I WOKE UP THIS MORNING KNOWING IT WOULD HAVE BEEN A SUNNY DAY

I woke up this morning knowing it would have been a sunny day even if my window was still tightly closed. I could taste it in the way the darkness of my room was so comforting, not pressuring me to get up and face the consequences of my actions. I always struggled to come to the world, reborn every time I opened my eyes. And so I thought about the night before, the way my little desk lamp was pointing to the empty white wall, flooding the whole room in another kind of reddish light.

The same I’m looking at right now while I’m trying to make peace with my emotions. 

The truth is that not a day passes without me thinking about Gregor Samsa. 

Waking up like every other morning just feeling weird but not being able to understand what’s happening to you. 

Are you still you? Are you the same person that turned off the light on the nightstand a few hours ago? 

Why am I suddenly struggling with this sense of inadequacy? 

Why are my hands heavy, why does my back hurt? I’m not hungover from last night. 

Still something in you is different.

Poor Gregor, he didn’t have the time to think about what was happening to him. He was changing and nothing about this change was visible before it started to happen. 

This is what you experience when you finally become an adult. When the weight of your anxiety is starting to taste like you’re wasting your life. Your mind can’t process whatever happened. The fear of being left behind. The fear of losing your mom. Of losing your mind. 

Gregor is me but he’s also everyone.

The darkness of the room is still the only thing that prevents you from facing the atrocity of your reflection in the mirror. You’re another. 

You’re not who you used to be. Life made you an insect.
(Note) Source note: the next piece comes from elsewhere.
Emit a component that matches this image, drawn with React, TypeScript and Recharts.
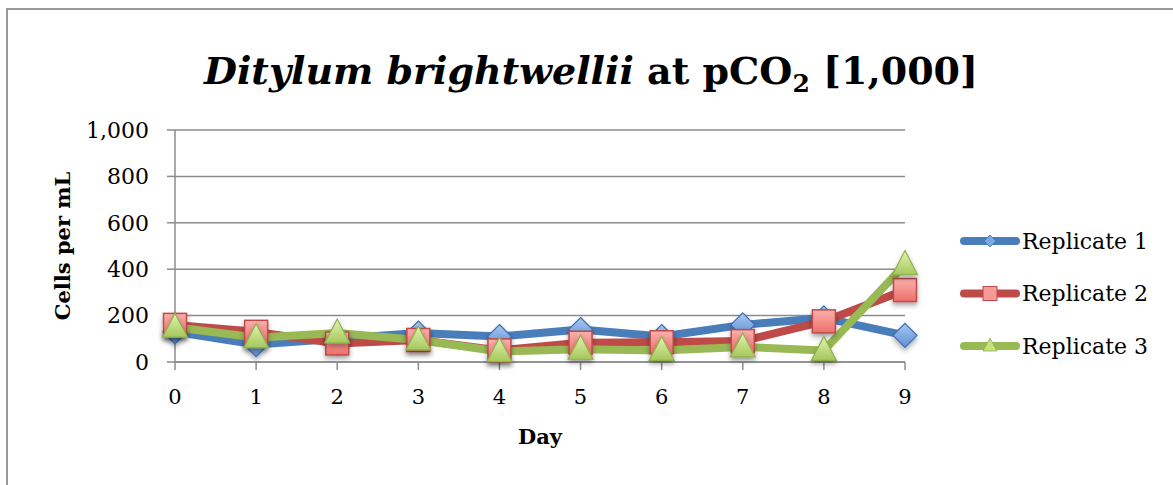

Darkness allows you to delay the turning point. Being an artist can help you feel better or worse, it depends on how in touch you are with yourself. 
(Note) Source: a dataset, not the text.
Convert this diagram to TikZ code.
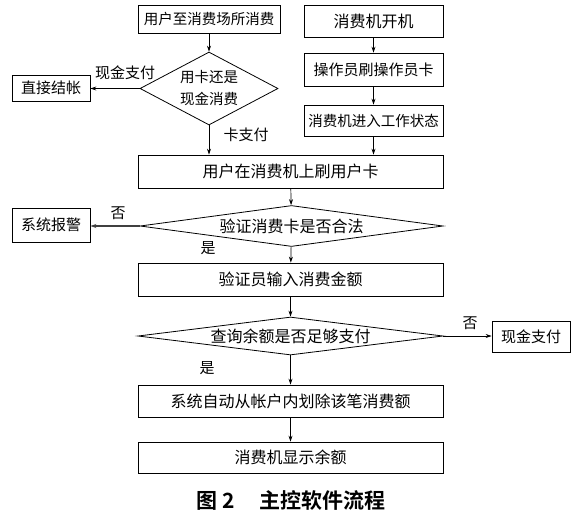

It’s the metamorphosis of life. 

It’s being one or no one. Forget the past, leave it all behind. Forget the way you used to be human, in different days that now seemed to be better but then seemed to be hell. Tricky mind. 

How your life is constantly changing. Family roots and loneliness. This desperation has to come to an end. 

They kept telling me this is the real life, but while I’m stuck on my back unable to leave my bed, I don’t want to surrender to the idea that they’re right. 

That the pain I’m experiencing is just another form of the ordinary life. 

When I finally opened the window, it was a sunny day.